Coach Brian Flores twice replaced Tagovailoa in the fourth quarter in favor of Fitzpatrick when the team needed a more aggressive passer to lead a comeback. For Tagovailoa to become the Dolphins' long-term answer, he needs to be the one leading the team through adversity. A full offseason of working on throwing receivers open and trusting his eyes should help. More aggressive playcalling by offensive coordinator Chan Gailey -- if he returns in 2021 -- would help, too.

But it's important to note the factors that affected Tagovailoa's performance. Miami's offensive weapons were limited because of injuries, opt-outs and lack of speed. The Dolphins' top three pass-catchers -- DeVante Parker, Mike Gesicki and Preston Williams -- ranked among the NFL's 10 worst at getting separation and 20 worst in tight-window throw percentage among receiving options with at least 10 catches. That means Tagovailoa rarely had easy throws when targeting his top options.

He is also 14 months removed from a career-threatening hip injury, with rehab dominating nearly all of his 2020 offseason. Plus, Tagovailoa and Gailey didn't always seem like a good pairing. Gailey's offense seemed more aggressive, effective and a better fit for Fitzpatrick. There will need to be more trust and catering to Tagovailoa's strengths to get a better evaluation.

What the Dolphins are saying

If it was important to the Dolphins to quiet speculation about the draft, Flores could definitively say Tagovailoa is the franchise's quarterback and they don't plan to draft his replacement. But that shouldn't be expected, because the Dolphins rarely show their cards publicly. They didn't do it as they approached the selection of Tagovailoa at No. 5 overall in the 2020 draft, and doing so this year would hurt their leverage if they hope to trade the No. 3 pick.

Fans might be frustrated by the topic of replacing Tagovailoa after one year, but it can't be ruled out, so here's what the team is saying:

  • Tagovailoa on if he expects to be the Dolphins' 2021 starter: "I don't think I have control over any of those things. I think all I can do is continue to grow, continue to get better. Then [in the] offseason, just get with a good amount of the guys and see what we can do from there, going into next season."

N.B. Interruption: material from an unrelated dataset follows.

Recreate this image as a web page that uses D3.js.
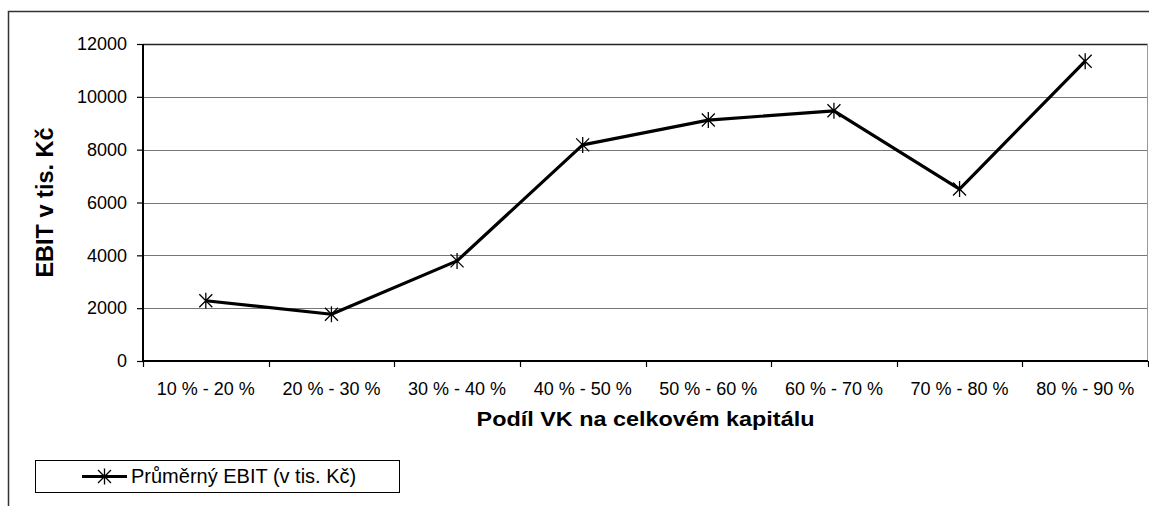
<!DOCTYPE html>
<html>
<head>
<meta charset="utf-8">
<script src="https://cdn.jsdelivr.net/npm/d3@7"></script>
<style>
  html, body { margin: 0; padding: 0; background: #fff; }
  svg { display: block; font-family: "Liberation Sans", Arial, sans-serif; }
</style>
</head>
<body>
<svg id="chart" width="1149" height="506"></svg>
<script>
// Průměrný EBIT podle podílu vlastního kapitálu
const categories = ["10 % - 20 %", "20 % - 30 %", "30 % - 40 %", "40 % - 50 %",
                    "50 % - 60 %", "60 % - 70 %", "70 % - 80 %", "80 % - 90 %"];
const ebitValues = [2280, 1770, 3790, 8180, 9120, 9470, 6510, 11350];
const yTicks = [0, 2000, 4000, 6000, 8000, 10000, 12000];
const seriesName = "Průměrný EBIT (v tis. Kč)";
const xTitle = "Podíl VK na celkovém kapitálu";
const yTitle = "EBIT v tis. Kč";

const svg = d3.select("#chart");
const W = 1149, H = 506;
const plot = { left: 143, top: 44, right: 1148, bottom: 361 };

// outer chart frame
svg.append("rect")
  .attr("x", 8.5).attr("y", 11.5)
  .attr("width", W + 10).attr("height", H + 10)
  .attr("fill", "none").attr("stroke", "#333").attr("stroke-width", 1.5);

const x = d3.scaleBand().domain(categories).range([plot.left, plot.right]).padding(0);
const y = d3.scaleLinear().domain([0, 12000]).range([plot.bottom, plot.top]);

// horizontal gridlines
svg.append("g")
  .selectAll("line")
  .data(yTicks.filter(d => d > 0))
  .join("line")
  .attr("x1", plot.left).attr("x2", plot.right)
  .attr("y1", d => Math.round(y(d)) + 0.5).attr("y2", d => Math.round(y(d)) + 0.5)
  .attr("stroke", d => d === 12000 ? "#222" : "#777")
  .attr("stroke-width", d => d === 12000 ? 1.5 : 1);

// right border of plot area
svg.append("line")
  .attr("x1", plot.right - 0.5).attr("x2", plot.right - 0.5)
  .attr("y1", plot.top).attr("y2", plot.bottom)
  .attr("stroke", "#999").attr("stroke-width", 1);

// y axis
const yAxis = svg.append("g")
  .attr("transform", `translate(${plot.left},0)`)
  .call(d3.axisLeft(y).tickValues(yTicks).tickSize(6).tickPadding(10).tickFormat(d3.format("d")));
yAxis.select(".domain").attr("stroke", "#000").attr("stroke-width", 2)
  .attr("d", `M0,${plot.top}V${plot.bottom}`);
yAxis.selectAll(".tick line").attr("stroke", "#000").attr("stroke-width", 1.2);
yAxis.selectAll(".tick text").attr("font-size", 18).attr("fill", "#000")
  .attr("font-family", "Liberation Sans, Arial, sans-serif");

// x axis: ticks at category boundaries
const xAxisG = svg.append("g").attr("transform", `translate(0,${plot.bottom})`);
xAxisG.append("line")
  .attr("x1", plot.left - 1).attr("x2", plot.right)
  .attr("y1", 0).attr("y2", 0)
  .attr("stroke", "#000").attr("stroke-width", 2);
const boundaries = categories.map(c => x(c)).concat([x(categories[categories.length - 1]) + x.bandwidth()]);
xAxisG.selectAll("line.tk")
  .data(boundaries)
  .join("line")
  .attr("class", "tk")
  .attr("x1", d => Math.round(d) + 0.5).attr("x2", d => Math.round(d) + 0.5)
  .attr("y1", 0).attr("y2", 6)
  .attr("stroke", "#000").attr("stroke-width", 1.2);
xAxisG.selectAll("text")
  .data(categories)
  .join("text")
  .attr("x", d => x(d) + x.bandwidth() / 2)
  .attr("y", 34)
  .attr("text-anchor", "middle")
  .attr("font-size", 18)
  .attr("fill", "#000")
  .text(d => d);

// axis titles (x title drawn slightly widened)
svg.append("text")
  .attr("transform", `translate(${(plot.left + plot.right) / 2},426) scale(1.17,1)`)
  .attr("text-anchor", "middle")
  .attr("font-size", 20)
  .attr("font-weight", "bold")
  .text(xTitle);

svg.append("text")
  .attr("transform", `translate(53,${(plot.top + plot.bottom) / 2}) rotate(-90)`)
  .attr("text-anchor", "middle")
  .attr("font-size", 23.5)
  .attr("font-weight", "bold")
  .text(yTitle);

// series line
const line = d3.line()
  .x((d, i) => x(categories[i]) + x.bandwidth() / 2)
  .y(d => y(d));
svg.append("path")
  .datum(ebitValues)
  .attr("d", line)
  .attr("fill", "none")
  .attr("stroke", "#000")
  .attr("stroke-width", 3.2)
  .attr("stroke-linejoin", "round");

// star marker: X plus vertical bar
function starPath(cx, cy) {
  const a = 6.5, v = 8;
  return `M${cx - a},${cy - a}L${cx + a},${cy + a}M${cx - a},${cy + a}L${cx + a},${cy - a}M${cx},${cy - v}L${cx},${cy + v}`;
}
svg.append("g")
  .selectAll("path")
  .data(ebitValues)
  .join("path")
  .attr("d", (d, i) => starPath(x(categories[i]) + x.bandwidth() / 2, y(d)))
  .attr("stroke", "#000")
  .attr("stroke-width", 1.3)
  .attr("fill", "none");

// legend
const lg = svg.append("g");
lg.append("rect")
  .attr("x", 35.5).attr("y", 460.5).attr("width", 364).attr("height", 32)
  .attr("fill", "#fff").attr("stroke", "#000").attr("stroke-width", 1);
lg.append("line")
  .attr("x1", 82).attr("x2", 127).attr("y1", 476.5).attr("y2", 476.5)
  .attr("stroke", "#000").attr("stroke-width", 3.2);
lg.append("path")
  .attr("d", starPath(104.5, 476.5))
  .attr("stroke", "#000").attr("stroke-width", 1.3).attr("fill", "none");
lg.append("text")
  .attr("x", 131).attr("y", 483)
  .attr("font-size", 20)
  .attr("fill", "#000")
  .text(seriesName);
</script>
</body>
</html>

  • Flores, in November, about the idea of the Dolphins needing to audition Tagovailoa ahead of the 2021 draft: "We brought Tua here because we believe in him, same as all the other draft picks. We believe in developing players. ... That would be the opposite of giving someone a 10-game audition."

  • Center Ted Karras on Tagovailoa: "The biggest jump you take in my experience is from Year 1 and Year 2, being more familiar with your guys. He's going to have a full offseason, which will be great for him. Just take advantage of all those moments to get reps with guys. This is a repetition sport. He's going to take a big jump. I'm excited for him."

The options

There are veteran options the Dolphins could target via trade or free agency if they were set on replacing Tagovailoa, but the most realistic route is the draft. Clemson's Trevor Lawrence is expected to be the No. 1 overall pick, but there are two other quarterbacks Miami could consider, both of whom are ranked among the draft's top prospects by ESPN analysts Mel Kiper Jr. and Todd McShay.


We don't know enough about Tagovailoa as an NFL player to say he is or isn't the Dolphins' long-term answer at the position. Ultimately, I don't believe the Dolphins should or will draft a QB with the No. 3 overall pick.

The belief here is Tagovailoa deserves more than he was given in 2020 -- nine starts with one of the NFL's worst wide receiver groups when it comes to getting separation, a rookie-laden offensive line and a scheme that was originally built with Fitzpatrick in mind -- to prove he's the guy, and we've seen enough glimpses to believe he can be in time.

The No. 3 pick would be better used on building blocks to add around Tagovailoa, such as game-changing wide receivers DeVonta Smith (Alabama) or Ja'Marr Chase (LSU), or top-tier offensive tackle Penei Sewell (Oregon). But the Dolphins would be foolish not to at least evaluate the quarterbacks in this draft class.

It's a volatile topic sure to be debated for the next three-plus months leading up to the draft, and Dolphins general manager Chris Grier and Flores will have to decide if they are 100 percent committed to Tagovailoa.

The answer will define how they proceed.